The ceremony featured remarks by Winter, Vassiliadis and Evangelista and a performance of the Special Olympics anthem by composer Stefanos Korkolis.
“The torch lighting is the kick-off for us for the 2017 Special Olympics World Winter Games. In a few weeks, athletes from 107 nations will come to Austria and attend these Games,” said Winter. “We will cordially welcome all athletes, coaches, families and guests and hope they enjoy their time in Austria.”
After the Flame of Hope was lit, Winter handed the torch to final leg team member and Special Olympics Austria athlete Johannes Grander and Special Olympics Hellas athlete Nikos Toulikas. One hundred and twenty torch runners including members of law enforcement, Special Olympics athletes and students from the local public schools of Korydallos, Athens, Psychio College High School, Campion, Doukas, Nea Genia Ziridi, and Sychroni Paideia then carried the Flame of Hope through the streets of Athens to the residence of Austrian Ambassador Andrea Ikic-Behm where a ceremony was held. Following the events, the torch was entrusted to the Presidential Guard for safekeeping until it begins its journey to Austria.

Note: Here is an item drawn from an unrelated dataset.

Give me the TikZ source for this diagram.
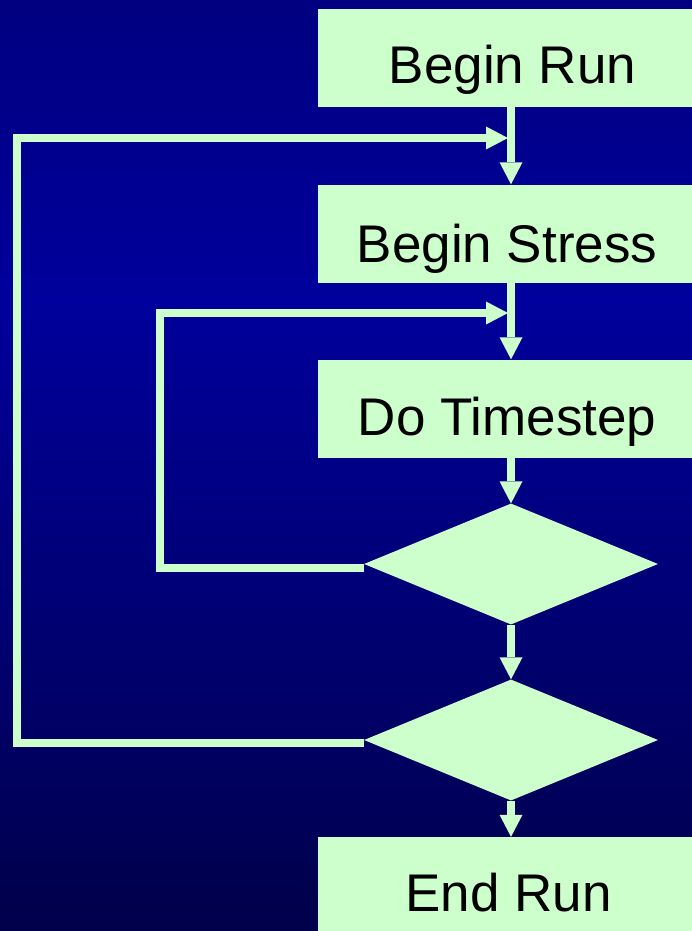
\documentclass[tikz,border=0pt]{standalone}
\usepackage{fontspec}
\setmainfont{Liberation Sans}
\usetikzlibrary{shapes.geometric,arrows.meta}

\definecolor{mint}{HTML}{CCFFCC}
\definecolor{bgtop}{HTML}{000080}
\definecolor{bgmid}{HTML}{00009C}
\definecolor{bglow}{HTML}{000088}
\definecolor{bgbot}{HTML}{00004A}

\tikzset{
  stage/.style={rectangle, fill=mint, draw=none, inner sep=0pt,
    minimum width=386pt, minimum height=98pt},
  test/.style={diamond, fill=mint, draw=none, inner sep=0pt,
    minimum width=294pt, minimum height=121pt},
  lbl/.style={anchor=base, inner sep=0pt, text=black,
    font=\fontsize{53}{60}\selectfont},
  flow/.style={draw=mint, line width=8pt, line join=miter,
    -{Triangle[length=22pt, width=23pt, line width=0pt]}},
}

\begin{document}
\begin{tikzpicture}[x=1pt, y=-1pt]
  % page frame and background
  \useasboundingbox (0,0) rectangle (692,931);
  \clip (0,0) rectangle (692,931);
  \shade[top color=bgtop, bottom color=bgmid] (0,0) rectangle (692,300);
  \shade[top color=bgmid, middle color=bglow, bottom color=bgbot] (0,300) rectangle (692,931);

  % process boxes
  \node[stage] (run)    at (511,58)    {};
  \node[stage] (stress) at (511,233.5) {};
  \node[stage] (step)   at (511,408.5) {};
  \node[stage] (end)    at (511,886)   {};

  % decisions
  \node[test] (d1) at (511,564) {};
  \node[test] (d2) at (511,740) {};

  % box texts
  \node[lbl] (runlbl)    at (512.5,83.3) {Begin Run};
  \node[lbl] (stresslbl) at (507,262.7)  {Begin Stress};
  \node[lbl] (steplbl)   at (507,435)    {Do Timestep};
  \node[lbl] (endlbl)    at (508.5,911)  {End Run};

  % loop corners and re-entry points on the main line
  \coordinate (j2) at (508,138);
  \coordinate (c2) at (17,138);
  \coordinate (j1) at (508,313);
  \coordinate (c1) at (160,313);

  % main flow
  \draw[flow] (run.south)    -- (stress.north);
  \draw[flow] (stress.south) -- (step.north);
  \draw[flow] (step.south)   -- (d1.north);
  \draw[flow] (d1.south)     -- (d2.north);
  \draw[flow] (d2.south)     -- (end.north);

  % feedback loops, leaving just below each decision's left corner
  \draw[flow] ([yshift=-4pt]d1.west) -| (c1) -- (j1);
  \draw[flow] ([yshift=-3pt]d2.west) -| (c2) -- (j2);
\end{tikzpicture}
\end{document}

The Flame of Hope took its trans-continental journey via Aegean Airlines, which transported the torch to Zurich, arriving on 8 March in time for the start of the final leg, which kicked-off on 9 March from Bregenz, Austria.
The final leg team embarked on two different routes, running the flame through 45 cities, towns and communities across Austria at various events, honouring the spirit of the Special Olympics global movement and delivering a message of hope to communities where people with intellectual disabilities continue to fight for acceptance and inclusion.